Open enjalot opened 1 year ago
I would recommend taking a look at https://www.sbert.net/ . To my best knowledge the OpenAI models are not outstanding at all for embeddings (https://huggingface.co/spaces/mteb/leaderboard) but it is convenience to use the API of them - at least for us.
If it helps, I have successfully used: sentence-transformers/all-mpnet-base-v2
as an alternative to the OpenAI text-embedding-ada-002
Hello, i am able to extract the embeddings from the model.
from transformers import AutoModelForCausalLM, AutoConfig,AutoTokenizer
checkpoint = "path/to/the/model"
config = AutoConfig.from_pretrained(checkpoint)
model = AutoModelForCausalLM.from_config(config)

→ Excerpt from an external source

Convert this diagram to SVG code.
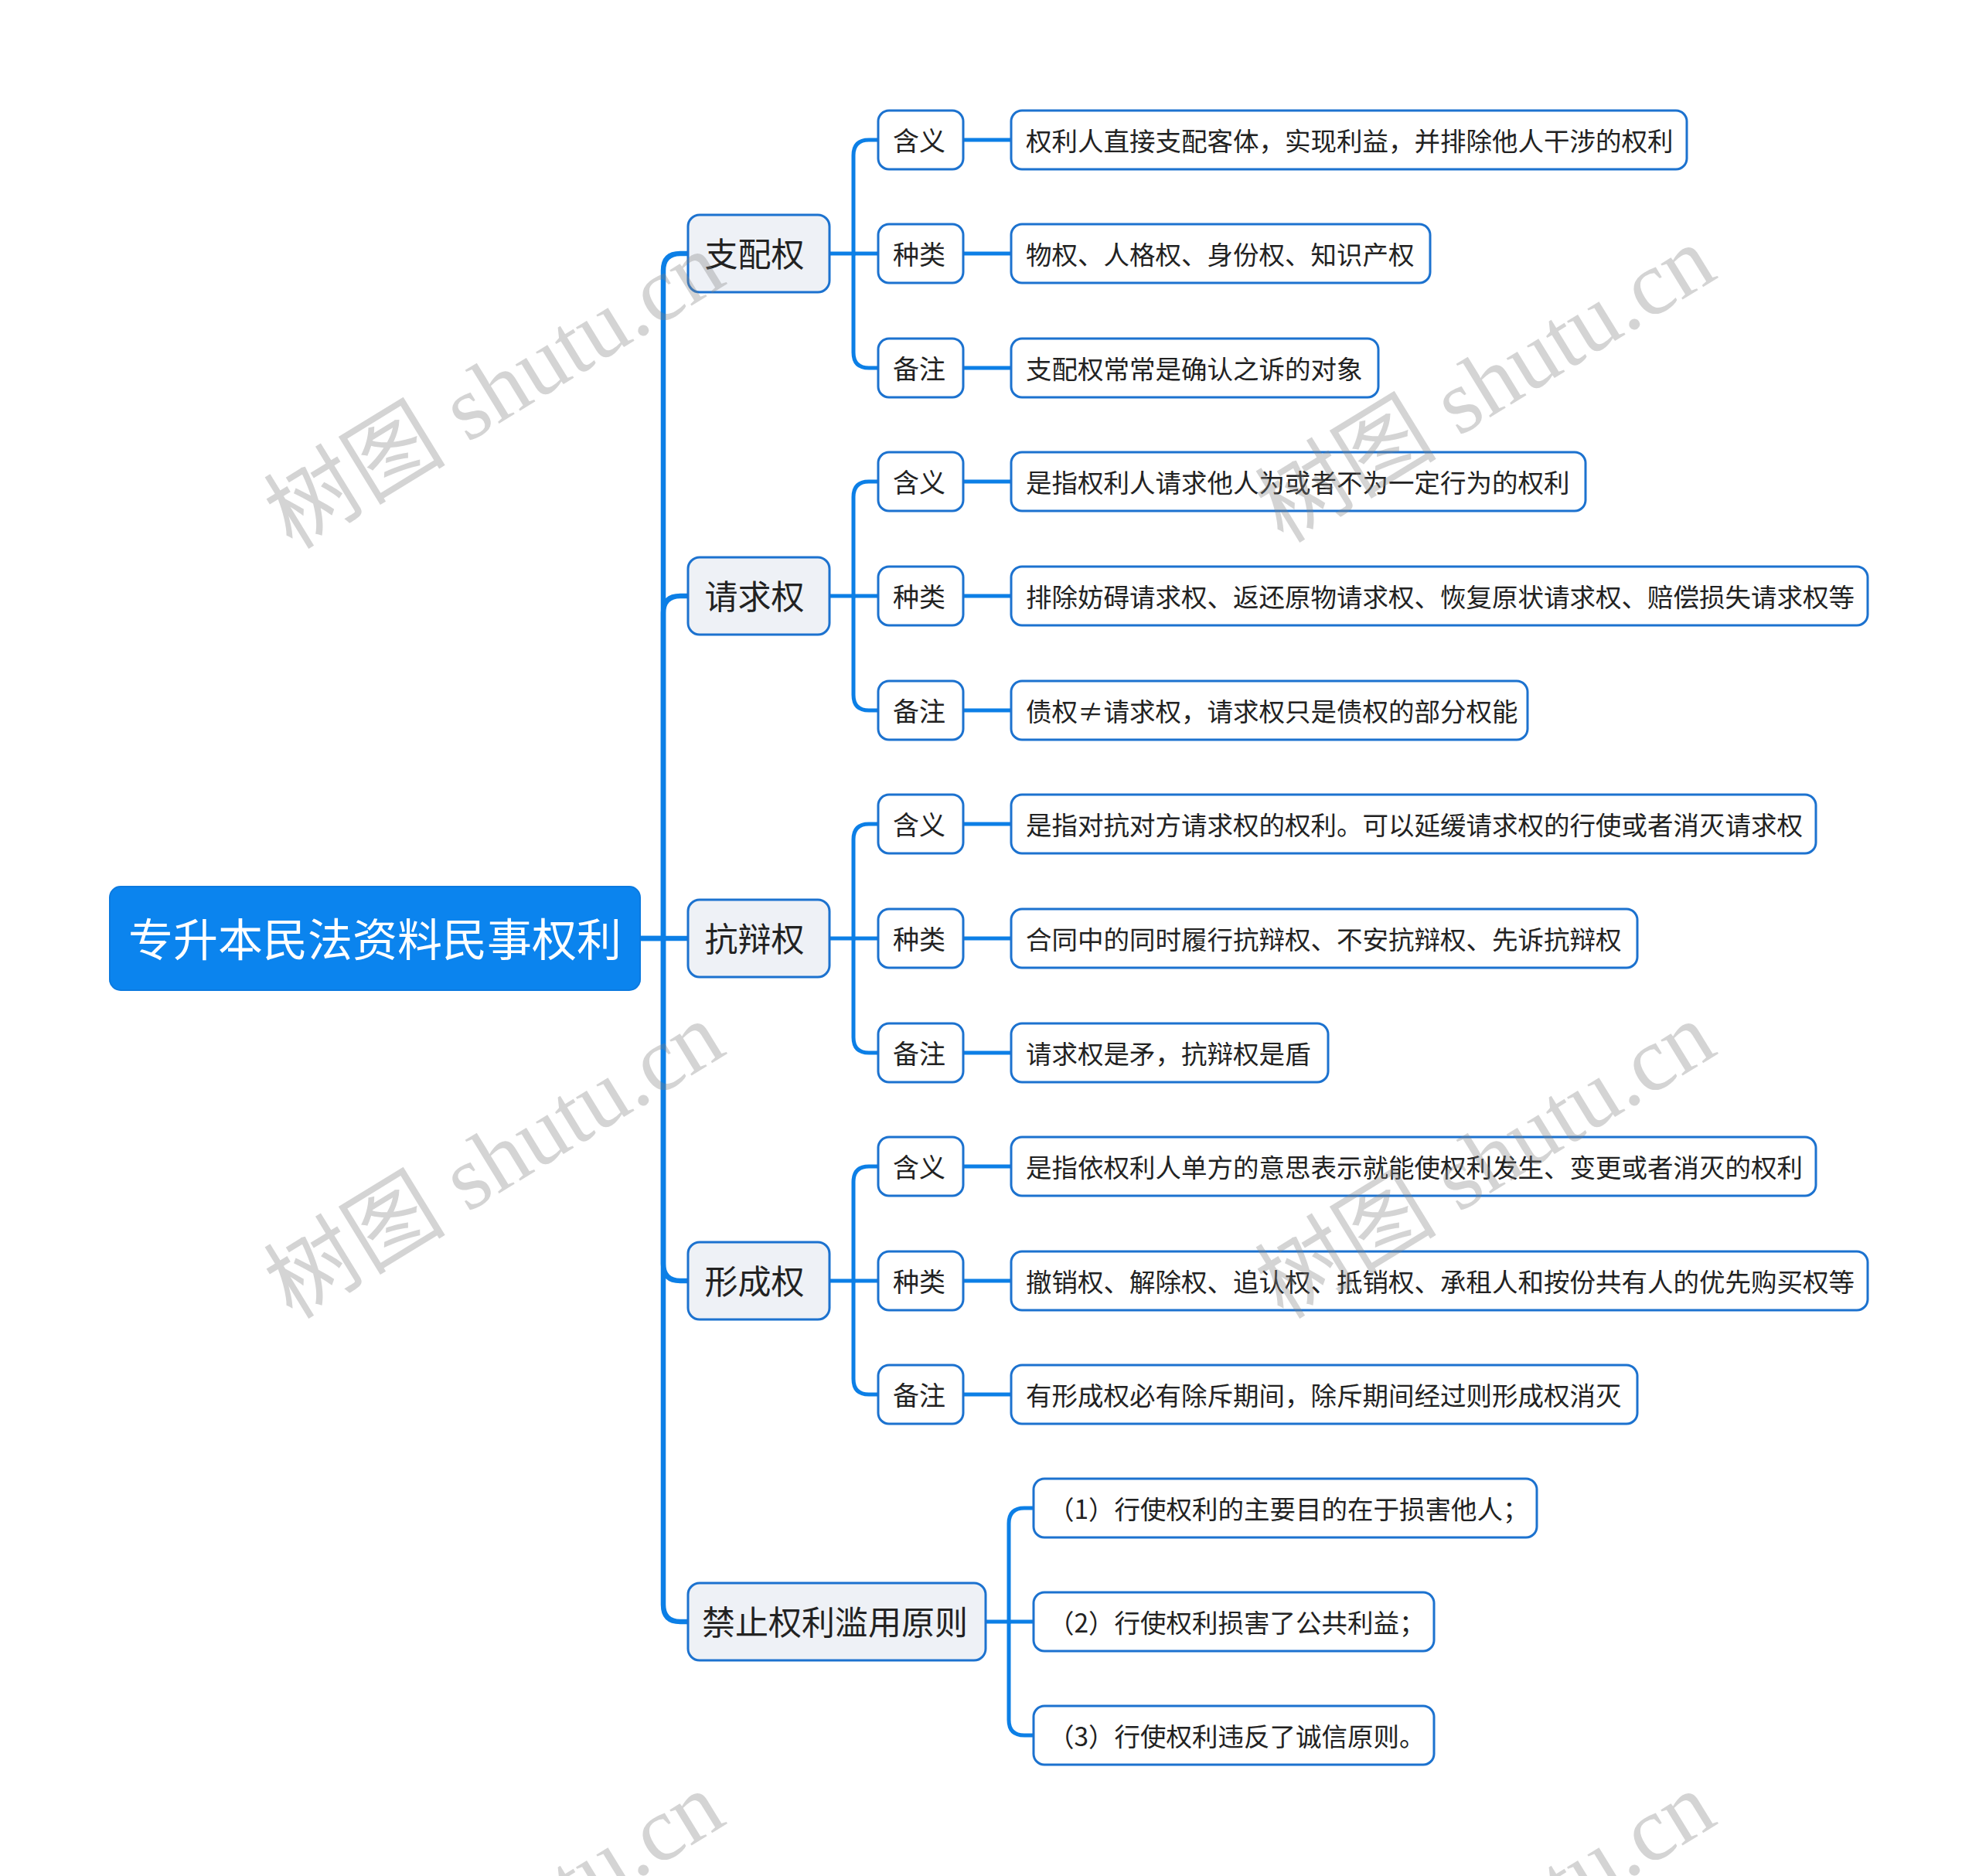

tokenizer = AutoTokenizer.from_pretrained(checkpoint)
inputs = tokenizer.encode('Stability AI democratised AI by open sourcing large models', return_tensors="pt")
outputs = model(inputs)
hidden_states = output[1]
now hidden states has output of all the layers. You can use the output of last layer.
Since i am a newbie to huggingface, there might be better ways to do this. Please share if you find something better.
These models are multi-lingual?
If you are looking for another convenient API might consider embaas. They offer a similiar structure to openai and you can use the MTEB leaderboard top members. They have some mutlilingual models as well and integrate wiht langchain or have an easy to use python client
Is it possible to get embeddings from the model for my input text?
I.e. could I replace GTP3 calls from OpenAI with some python code and this model?